WRITTEN REQUEST: Leave out every picture, then transcribe the rest of the listing exactly.

DATASET EXTRACT:
# # # # # # #
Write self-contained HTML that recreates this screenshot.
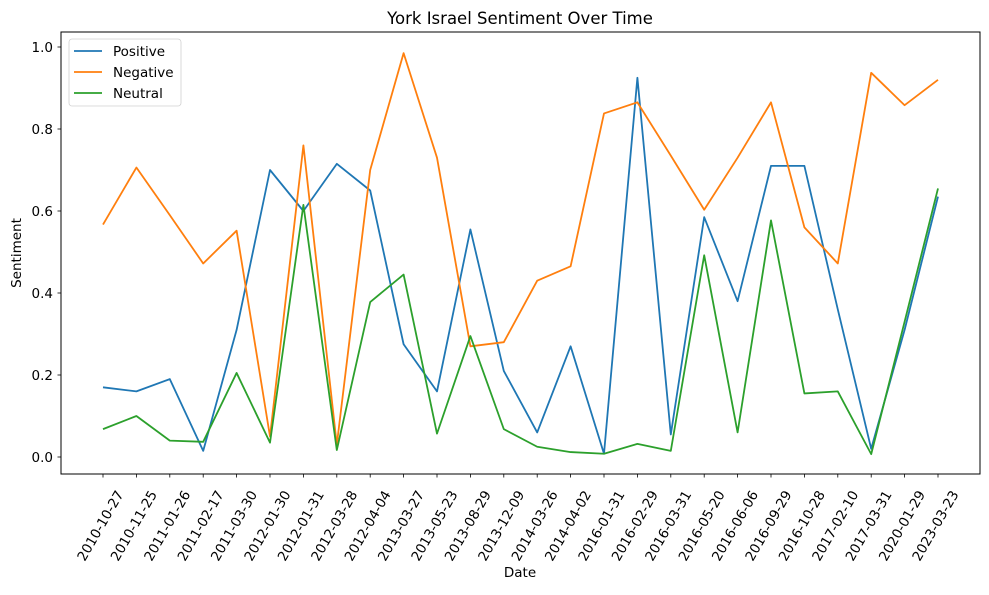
<!DOCTYPE html>
<html><head><meta charset="utf-8"><style>
body{margin:0;background:#fff}
svg{font-family:"DejaVu Sans","Liberation Sans",sans-serif}
</style></head><body>
<svg id="chart" width="989" height="590" viewBox="0 0 989 590">
<rect x="0" y="0" width="989" height="590" fill="#fff"/>
<text x="520" y="24" text-anchor="middle" font-size="16.5" fill="#000">York Israel Sentiment Over Time</text>
<g id="series"></g>
<rect x="61" y="32" width="919" height="442" fill="none" stroke="#000" stroke-width="1"/>
<g id="axes"></g>
<text x="520" y="577" text-anchor="middle" font-size="13.5">Date</text>
<text transform="translate(21,253) rotate(-90)" text-anchor="middle" font-size="13.5">Sentiment</text>
<g>
<rect x="69" y="39" width="112" height="67" rx="3" fill="#fff" stroke="#ccc" stroke-width="0.8" opacity="0.9"/>
<g><line x1="74" y1="51" x2="102" y2="51" stroke="#1f77b4" stroke-width="1.8"/><text x="113" y="56" font-size="13.5">Positive</text></g>
<g><line x1="74" y1="72" x2="102" y2="72" stroke="#ff7f0e" stroke-width="1.8"/><text x="113" y="77" font-size="13.5">Negative</text></g>
<g><line x1="74" y1="93" x2="102" y2="93" stroke="#2ca02c" stroke-width="1.8"/><text x="113" y="98" font-size="13.5">Neutral</text></g>
</g>
</svg>
<script>
const dates=["2010-10-27","2010-11-25","2011-01-26","2011-02-17","2011-03-30","2012-01-30","2012-01-31","2012-03-28","2012-04-04","2013-03-27","2013-05-23","2013-08-29","2013-12-09","2014-03-26","2014-04-02","2016-01-31","2016-02-29","2016-03-31","2016-05-20","2016-06-06","2016-09-29","2016-10-28","2017-02-10","2017-03-31","2020-01-29","2023-03-23"];
const positive=[0.17,0.16,0.19,0.015,0.31,0.70,0.60,0.715,0.65,0.275,0.16,0.555,0.21,0.06,0.27,0.008,0.925,0.055,0.585,0.38,0.71,0.71,0.36,0.02,0.31,0.635];
const negative=[0.567,0.706,0.59,0.472,0.552,0.05,0.76,0.03,0.70,0.985,0.73,0.27,0.28,0.43,0.465,0.838,0.865,0.735,0.603,0.73,0.865,0.56,0.472,0.937,0.858,0.92];
const neutral=[0.068,0.10,0.04,0.037,0.205,0.035,0.615,0.017,0.378,0.445,0.057,0.295,0.068,0.025,0.012,0.008,0.032,0.015,0.492,0.06,0.577,0.155,0.16,0.007,0.33,0.655];
const yTicks=[0,0.2,0.4,0.6,0.8,1.0];
const yTickLabels=["0.0","0.2","0.4","0.6","0.8","1.0"];
const NS="http://www.w3.org/2000/svg";
function xScale(i){return 103+i*(938-103)/(dates.length-1);}
function yScale(v){return 457-v*410;}
const axes=document.getElementById('axes');
function mk(tag,attrs,parent){const e=document.createElementNS(NS,tag);for(const k in attrs)e.setAttribute(k,attrs[k]);parent.appendChild(e);return e;}
yTicks.forEach((t,i)=>{
  const y=yScale(t);
  const g=mk('g',{},axes);
  
  
  mk('line',{x1:57.5,x2:61,y1:y,y2:y,stroke:'#000','stroke-width':0.8},g);
  const tx=mk('text',{x:53,y:y+5,'text-anchor':'end','font-size':13.5},g);
  tx.textContent=yTickLabels[i];
});
dates.forEach((d,i)=>{
  const x=xScale(i);
  const g=mk('g',{},axes);
  
  
  mk('line',{x1:x,x2:x,y1:474,y2:477.5,stroke:'#000','stroke-width':0.8},g);
  const tx=mk('text',{transform:`translate(${x+21},${494}) rotate(-60)`,'text-anchor':'end','font-size':13.5},g);
  tx.textContent=d;
});
const series=document.getElementById('series');
[[positive,'#1f77b4','line-positive'],[negative,'#ff7f0e','line-negative'],[neutral,'#2ca02c','line-neutral']].forEach(([vals,c,n])=>{
  const p=mk('polyline',{points:vals.map((v,i)=>xScale(i)+','+yScale(v)).join(' '),fill:'none',stroke:c,'stroke-width':1.8,'stroke-linejoin':'round'},series);
  
  
});
</script>
</body></html>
# # # # # # #
EXERCISE SOLUTION:
Write self-contained HTML that recreates this screenshot.
<!DOCTYPE html>
<html><head><meta charset="utf-8"><style>
body{margin:0;background:#fff}
svg{font-family:"DejaVu Sans","Liberation Sans",sans-serif}
</style></head><body>
<svg id="chart" width="989" height="590" viewBox="0 0 989 590">
<rect x="0" y="0" width="989" height="590" fill="#fff"/>
<text x="520" y="24" text-anchor="middle" font-size="16.5" fill="#000">York Israel Sentiment Over Time</text>
<g id="series"></g>
<rect x="61" y="32" width="919" height="442" fill="none" stroke="#000" stroke-width="1"/>
<g id="axes"></g>
<text x="520" y="577" text-anchor="middle" font-size="13.5">Date</text>
<text transform="translate(21,253) rotate(-90)" text-anchor="middle" font-size="13.5">Sentiment</text>
<g>
<rect x="69" y="39" width="112" height="67" rx="3" fill="#fff" stroke="#ccc" stroke-width="0.8" opacity="0.9"/>
<g><line x1="74" y1="51" x2="102" y2="51" stroke="#1f77b4" stroke-width="1.8"/><text x="113" y="56" font-size="13.5">Positive</text></g>
<g><line x1="74" y1="72" x2="102" y2="72" stroke="#ff7f0e" stroke-width="1.8"/><text x="113" y="77" font-size="13.5">Negative</text></g>
<g><line x1="74" y1="93" x2="102" y2="93" stroke="#2ca02c" stroke-width="1.8"/><text x="113" y="98" font-size="13.5">Neutral</text></g>
</g>
</svg>
<script>
const dates=["2010-10-27","2010-11-25","2011-01-26","2011-02-17","2011-03-30","2012-01-30","2012-01-31","2012-03-28","2012-04-04","2013-03-27","2013-05-23","2013-08-29","2013-12-09","2014-03-26","2014-04-02","2016-01-31","2016-02-29","2016-03-31","2016-05-20","2016-06-06","2016-09-29","2016-10-28","2017-02-10","2017-03-31","2020-01-29","2023-03-23"];
const positive=[0.17,0.16,0.19,0.015,0.31,0.70,0.60,0.715,0.65,0.275,0.16,0.555,0.21,0.06,0.27,0.008,0.925,0.055,0.585,0.38,0.71,0.71,0.36,0.02,0.31,0.635];
const negative=[0.567,0.706,0.59,0.472,0.552,0.05,0.76,0.03,0.70,0.985,0.73,0.27,0.28,0.43,0.465,0.838,0.865,0.735,0.603,0.73,0.865,0.56,0.472,0.937,0.858,0.92];
const neutral=[0.068,0.10,0.04,0.037,0.205,0.035,0.615,0.017,0.378,0.445,0.057,0.295,0.068,0.025,0.012,0.008,0.032,0.015,0.492,0.06,0.577,0.155,0.16,0.007,0.33,0.655];
const yTicks=[0,0.2,0.4,0.6,0.8,1.0];
const yTickLabels=["0.0","0.2","0.4","0.6","0.8","1.0"];
const NS="http://www.w3.org/2000/svg";
function xScale(i){return 103+i*(938-103)/(dates.length-1);}
function yScale(v){return 457-v*410;}
const axes=document.getElementById('axes');
function mk(tag,attrs,parent){const e=document.createElementNS(NS,tag);for(const k in attrs)e.setAttribute(k,attrs[k]);parent.appendChild(e);return e;}
yTicks.forEach((t,i)=>{
  const y=yScale(t);
  const g=mk('g',{},axes);
  
  
  mk('line',{x1:57.5,x2:61,y1:y,y2:y,stroke:'#000','stroke-width':0.8},g);
  const tx=mk('text',{x:53,y:y+5,'text-anchor':'end','font-size':13.5},g);
  tx.textContent=yTickLabels[i];
});
dates.forEach((d,i)=>{
  const x=xScale(i);
  const g=mk('g',{},axes);
  
  
  mk('line',{x1:x,x2:x,y1:474,y2:477.5,stroke:'#000','stroke-width':0.8},g);
  const tx=mk('text',{transform:`translate(${x+21},${494}) rotate(-60)`,'text-anchor':'end','font-size':13.5},g);
  tx.textContent=d;
});
const series=document.getElementById('series');
[[positive,'#1f77b4','line-positive'],[negative,'#ff7f0e','line-negative'],[neutral,'#2ca02c','line-neutral']].forEach(([vals,c,n])=>{
  const p=mk('polyline',{points:vals.map((v,i)=>xScale(i)+','+yScale(v)).join(' '),fill:'none',stroke:c,'stroke-width':1.8,'stroke-linejoin':'round'},series);
  
  
});
</script>
</body></html>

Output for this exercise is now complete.